What is needed >> All the data should be repeated exactly. Any image in it is left out.

Data excerpt >>
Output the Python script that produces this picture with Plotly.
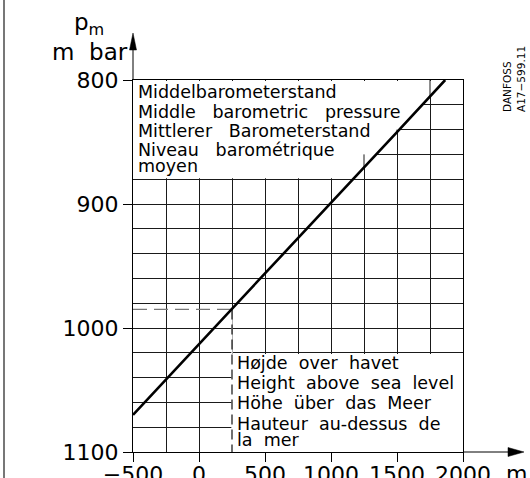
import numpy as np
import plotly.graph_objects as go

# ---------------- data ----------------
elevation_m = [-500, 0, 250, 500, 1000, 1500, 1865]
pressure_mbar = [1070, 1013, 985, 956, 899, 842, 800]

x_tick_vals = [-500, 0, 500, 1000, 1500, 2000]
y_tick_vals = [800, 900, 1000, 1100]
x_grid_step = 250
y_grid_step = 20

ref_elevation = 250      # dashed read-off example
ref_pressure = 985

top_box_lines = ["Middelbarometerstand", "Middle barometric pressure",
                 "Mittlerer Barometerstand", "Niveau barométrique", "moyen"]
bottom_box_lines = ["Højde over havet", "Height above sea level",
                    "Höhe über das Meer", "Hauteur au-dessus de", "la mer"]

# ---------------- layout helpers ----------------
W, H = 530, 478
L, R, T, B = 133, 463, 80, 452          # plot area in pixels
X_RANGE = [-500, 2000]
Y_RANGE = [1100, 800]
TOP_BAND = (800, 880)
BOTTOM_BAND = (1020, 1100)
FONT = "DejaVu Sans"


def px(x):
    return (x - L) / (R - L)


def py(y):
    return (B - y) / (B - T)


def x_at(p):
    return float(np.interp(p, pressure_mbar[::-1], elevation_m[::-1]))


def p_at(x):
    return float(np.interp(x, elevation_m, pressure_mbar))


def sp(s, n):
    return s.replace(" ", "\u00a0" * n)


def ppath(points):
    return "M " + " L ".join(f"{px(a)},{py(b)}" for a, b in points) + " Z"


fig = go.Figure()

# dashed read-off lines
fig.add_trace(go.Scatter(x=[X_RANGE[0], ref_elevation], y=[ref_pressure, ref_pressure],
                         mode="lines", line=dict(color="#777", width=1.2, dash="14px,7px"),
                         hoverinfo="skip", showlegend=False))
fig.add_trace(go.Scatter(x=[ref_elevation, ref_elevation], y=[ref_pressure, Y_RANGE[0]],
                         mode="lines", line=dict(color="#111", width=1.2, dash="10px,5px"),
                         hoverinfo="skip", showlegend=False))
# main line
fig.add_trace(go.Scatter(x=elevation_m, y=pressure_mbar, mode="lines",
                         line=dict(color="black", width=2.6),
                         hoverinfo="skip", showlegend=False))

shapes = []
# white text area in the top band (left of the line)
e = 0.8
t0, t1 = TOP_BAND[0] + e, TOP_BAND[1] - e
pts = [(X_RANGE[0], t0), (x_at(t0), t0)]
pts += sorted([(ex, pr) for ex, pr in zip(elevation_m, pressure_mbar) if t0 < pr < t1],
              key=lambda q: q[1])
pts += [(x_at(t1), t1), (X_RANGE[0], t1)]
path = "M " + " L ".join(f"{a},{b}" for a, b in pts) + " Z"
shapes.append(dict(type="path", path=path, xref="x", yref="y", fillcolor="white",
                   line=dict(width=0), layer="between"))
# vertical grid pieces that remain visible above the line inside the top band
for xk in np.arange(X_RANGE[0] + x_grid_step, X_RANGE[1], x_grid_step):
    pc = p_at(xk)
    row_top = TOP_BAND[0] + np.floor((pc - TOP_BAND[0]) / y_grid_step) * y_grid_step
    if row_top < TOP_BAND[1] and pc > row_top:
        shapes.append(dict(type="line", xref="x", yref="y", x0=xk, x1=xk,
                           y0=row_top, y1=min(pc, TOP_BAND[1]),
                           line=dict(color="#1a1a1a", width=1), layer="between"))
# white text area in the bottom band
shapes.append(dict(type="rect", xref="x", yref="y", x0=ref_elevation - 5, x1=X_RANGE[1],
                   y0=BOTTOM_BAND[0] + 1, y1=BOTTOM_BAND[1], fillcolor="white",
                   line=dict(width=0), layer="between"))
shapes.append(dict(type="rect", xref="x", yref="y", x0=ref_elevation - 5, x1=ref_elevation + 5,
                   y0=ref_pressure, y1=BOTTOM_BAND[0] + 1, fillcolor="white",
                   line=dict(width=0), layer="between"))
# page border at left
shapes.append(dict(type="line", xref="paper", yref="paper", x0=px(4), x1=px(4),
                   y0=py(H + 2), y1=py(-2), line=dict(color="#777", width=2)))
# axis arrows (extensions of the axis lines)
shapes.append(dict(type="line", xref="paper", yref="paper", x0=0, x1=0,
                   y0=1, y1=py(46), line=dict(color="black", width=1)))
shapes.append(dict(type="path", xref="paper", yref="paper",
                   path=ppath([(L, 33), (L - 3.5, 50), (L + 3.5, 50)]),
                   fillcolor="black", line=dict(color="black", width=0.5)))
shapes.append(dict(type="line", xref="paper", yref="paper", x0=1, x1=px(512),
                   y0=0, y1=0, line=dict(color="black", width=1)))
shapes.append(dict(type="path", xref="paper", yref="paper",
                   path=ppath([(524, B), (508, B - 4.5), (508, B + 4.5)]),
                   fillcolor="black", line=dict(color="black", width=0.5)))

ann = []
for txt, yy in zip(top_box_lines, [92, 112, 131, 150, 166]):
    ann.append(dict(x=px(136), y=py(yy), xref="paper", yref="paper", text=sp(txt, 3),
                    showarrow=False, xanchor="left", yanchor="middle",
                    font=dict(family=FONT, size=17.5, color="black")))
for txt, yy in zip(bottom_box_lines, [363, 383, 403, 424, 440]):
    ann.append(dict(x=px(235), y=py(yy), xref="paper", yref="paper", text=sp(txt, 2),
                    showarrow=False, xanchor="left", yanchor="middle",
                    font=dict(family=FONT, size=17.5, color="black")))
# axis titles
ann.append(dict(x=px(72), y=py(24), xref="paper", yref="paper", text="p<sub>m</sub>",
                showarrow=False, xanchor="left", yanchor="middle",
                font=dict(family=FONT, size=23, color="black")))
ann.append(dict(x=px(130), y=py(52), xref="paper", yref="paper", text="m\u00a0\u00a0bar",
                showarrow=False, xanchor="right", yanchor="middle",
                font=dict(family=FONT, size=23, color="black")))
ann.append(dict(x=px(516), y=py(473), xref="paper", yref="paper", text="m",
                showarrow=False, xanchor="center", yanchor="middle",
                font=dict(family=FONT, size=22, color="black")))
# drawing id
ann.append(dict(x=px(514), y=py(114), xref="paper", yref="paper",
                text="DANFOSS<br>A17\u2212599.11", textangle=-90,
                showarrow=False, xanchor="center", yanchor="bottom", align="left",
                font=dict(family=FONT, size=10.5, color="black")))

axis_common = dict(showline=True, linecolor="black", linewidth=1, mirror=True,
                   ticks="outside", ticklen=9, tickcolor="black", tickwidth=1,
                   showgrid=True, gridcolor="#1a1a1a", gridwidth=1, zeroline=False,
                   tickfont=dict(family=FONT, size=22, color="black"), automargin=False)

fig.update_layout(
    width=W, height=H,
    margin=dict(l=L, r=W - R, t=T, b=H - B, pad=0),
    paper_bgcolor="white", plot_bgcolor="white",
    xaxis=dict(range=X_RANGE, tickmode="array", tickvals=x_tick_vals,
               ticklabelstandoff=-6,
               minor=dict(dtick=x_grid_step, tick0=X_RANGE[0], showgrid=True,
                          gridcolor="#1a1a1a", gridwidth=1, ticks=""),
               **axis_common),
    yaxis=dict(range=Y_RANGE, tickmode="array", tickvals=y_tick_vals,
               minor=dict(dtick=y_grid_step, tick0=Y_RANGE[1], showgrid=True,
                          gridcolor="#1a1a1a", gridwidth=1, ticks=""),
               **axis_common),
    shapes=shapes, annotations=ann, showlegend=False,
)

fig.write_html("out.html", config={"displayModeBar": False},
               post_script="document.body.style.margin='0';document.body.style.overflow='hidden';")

Response for this exercise >>
Output the Python script that produces this picture with Plotly.
import numpy as np
import plotly.graph_objects as go

# ---------------- data ----------------
elevation_m = [-500, 0, 250, 500, 1000, 1500, 1865]
pressure_mbar = [1070, 1013, 985, 956, 899, 842, 800]

x_tick_vals = [-500, 0, 500, 1000, 1500, 2000]
y_tick_vals = [800, 900, 1000, 1100]
x_grid_step = 250
y_grid_step = 20

ref_elevation = 250      # dashed read-off example
ref_pressure = 985

top_box_lines = ["Middelbarometerstand", "Middle barometric pressure",
                 "Mittlerer Barometerstand", "Niveau barométrique", "moyen"]
bottom_box_lines = ["Højde over havet", "Height above sea level",
                    "Höhe über das Meer", "Hauteur au-dessus de", "la mer"]

# ---------------- layout helpers ----------------
W, H = 530, 478
L, R, T, B = 133, 463, 80, 452          # plot area in pixels
X_RANGE = [-500, 2000]
Y_RANGE = [1100, 800]
TOP_BAND = (800, 880)
BOTTOM_BAND = (1020, 1100)
FONT = "DejaVu Sans"


def px(x):
    return (x - L) / (R - L)


def py(y):
    return (B - y) / (B - T)


def x_at(p):
    return float(np.interp(p, pressure_mbar[::-1], elevation_m[::-1]))


def p_at(x):
    return float(np.interp(x, elevation_m, pressure_mbar))


def sp(s, n):
    return s.replace(" ", "\u00a0" * n)


def ppath(points):
    return "M " + " L ".join(f"{px(a)},{py(b)}" for a, b in points) + " Z"


fig = go.Figure()

# dashed read-off lines
fig.add_trace(go.Scatter(x=[X_RANGE[0], ref_elevation], y=[ref_pressure, ref_pressure],
                         mode="lines", line=dict(color="#777", width=1.2, dash="14px,7px"),
                         hoverinfo="skip", showlegend=False))
fig.add_trace(go.Scatter(x=[ref_elevation, ref_elevation], y=[ref_pressure, Y_RANGE[0]],
                         mode="lines", line=dict(color="#111", width=1.2, dash="10px,5px"),
                         hoverinfo="skip", showlegend=False))
# main line
fig.add_trace(go.Scatter(x=elevation_m, y=pressure_mbar, mode="lines",
                         line=dict(color="black", width=2.6),
                         hoverinfo="skip", showlegend=False))

shapes = []
# white text area in the top band (left of the line)
e = 0.8
t0, t1 = TOP_BAND[0] + e, TOP_BAND[1] - e
pts = [(X_RANGE[0], t0), (x_at(t0), t0)]
pts += sorted([(ex, pr) for ex, pr in zip(elevation_m, pressure_mbar) if t0 < pr < t1],
              key=lambda q: q[1])
pts += [(x_at(t1), t1), (X_RANGE[0], t1)]
path = "M " + " L ".join(f"{a},{b}" for a, b in pts) + " Z"
shapes.append(dict(type="path", path=path, xref="x", yref="y", fillcolor="white",
                   line=dict(width=0), layer="between"))
# vertical grid pieces that remain visible above the line inside the top band
for xk in np.arange(X_RANGE[0] + x_grid_step, X_RANGE[1], x_grid_step):
    pc = p_at(xk)
    row_top = TOP_BAND[0] + np.floor((pc - TOP_BAND[0]) / y_grid_step) * y_grid_step
    if row_top < TOP_BAND[1] and pc > row_top:
        shapes.append(dict(type="line", xref="x", yref="y", x0=xk, x1=xk,
                           y0=row_top, y1=min(pc, TOP_BAND[1]),
                           line=dict(color="#1a1a1a", width=1), layer="between"))
# white text area in the bottom band
shapes.append(dict(type="rect", xref="x", yref="y", x0=ref_elevation - 5, x1=X_RANGE[1],
                   y0=BOTTOM_BAND[0] + 1, y1=BOTTOM_BAND[1], fillcolor="white",
                   line=dict(width=0), layer="between"))
shapes.append(dict(type="rect", xref="x", yref="y", x0=ref_elevation - 5, x1=ref_elevation + 5,
                   y0=ref_pressure, y1=BOTTOM_BAND[0] + 1, fillcolor="white",
                   line=dict(width=0), layer="between"))
# page border at left
shapes.append(dict(type="line", xref="paper", yref="paper", x0=px(4), x1=px(4),
                   y0=py(H + 2), y1=py(-2), line=dict(color="#777", width=2)))
# axis arrows (extensions of the axis lines)
shapes.append(dict(type="line", xref="paper", yref="paper", x0=0, x1=0,
                   y0=1, y1=py(46), line=dict(color="black", width=1)))
shapes.append(dict(type="path", xref="paper", yref="paper",
                   path=ppath([(L, 33), (L - 3.5, 50), (L + 3.5, 50)]),
                   fillcolor="black", line=dict(color="black", width=0.5)))
shapes.append(dict(type="line", xref="paper", yref="paper", x0=1, x1=px(512),
                   y0=0, y1=0, line=dict(color="black", width=1)))
shapes.append(dict(type="path", xref="paper", yref="paper",
                   path=ppath([(524, B), (508, B - 4.5), (508, B + 4.5)]),
                   fillcolor="black", line=dict(color="black", width=0.5)))

ann = []
for txt, yy in zip(top_box_lines, [92, 112, 131, 150, 166]):
    ann.append(dict(x=px(136), y=py(yy), xref="paper", yref="paper", text=sp(txt, 3),
                    showarrow=False, xanchor="left", yanchor="middle",
                    font=dict(family=FONT, size=17.5, color="black")))
for txt, yy in zip(bottom_box_lines, [363, 383, 403, 424, 440]):
    ann.append(dict(x=px(235), y=py(yy), xref="paper", yref="paper", text=sp(txt, 2),
                    showarrow=False, xanchor="left", yanchor="middle",
                    font=dict(family=FONT, size=17.5, color="black")))
# axis titles
ann.append(dict(x=px(72), y=py(24), xref="paper", yref="paper", text="p<sub>m</sub>",
                showarrow=False, xanchor="left", yanchor="middle",
                font=dict(family=FONT, size=23, color="black")))
ann.append(dict(x=px(130), y=py(52), xref="paper", yref="paper", text="m\u00a0\u00a0bar",
                showarrow=False, xanchor="right", yanchor="middle",
                font=dict(family=FONT, size=23, color="black")))
ann.append(dict(x=px(516), y=py(473), xref="paper", yref="paper", text="m",
                showarrow=False, xanchor="center", yanchor="middle",
                font=dict(family=FONT, size=22, color="black")))
# drawing id
ann.append(dict(x=px(514), y=py(114), xref="paper", yref="paper",
                text="DANFOSS<br>A17\u2212599.11", textangle=-90,
                showarrow=False, xanchor="center", yanchor="bottom", align="left",
                font=dict(family=FONT, size=10.5, color="black")))

axis_common = dict(showline=True, linecolor="black", linewidth=1, mirror=True,
                   ticks="outside", ticklen=9, tickcolor="black", tickwidth=1,
                   showgrid=True, gridcolor="#1a1a1a", gridwidth=1, zeroline=False,
                   tickfont=dict(family=FONT, size=22, color="black"), automargin=False)

fig.update_layout(
    width=W, height=H,
    margin=dict(l=L, r=W - R, t=T, b=H - B, pad=0),
    paper_bgcolor="white", plot_bgcolor="white",
    xaxis=dict(range=X_RANGE, tickmode="array", tickvals=x_tick_vals,
               ticklabelstandoff=-6,
               minor=dict(dtick=x_grid_step, tick0=X_RANGE[0], showgrid=True,
                          gridcolor="#1a1a1a", gridwidth=1, ticks=""),
               **axis_common),
    yaxis=dict(range=Y_RANGE, tickmode="array", tickvals=y_tick_vals,
               minor=dict(dtick=y_grid_step, tick0=Y_RANGE[1], showgrid=True,
                          gridcolor="#1a1a1a", gridwidth=1, ticks=""),
               **axis_common),
    shapes=shapes, annotations=ann, showlegend=False,
)

fig.write_html("out.html", config={"displayModeBar": False},
               post_script="document.body.style.margin='0';document.body.style.overflow='hidden';")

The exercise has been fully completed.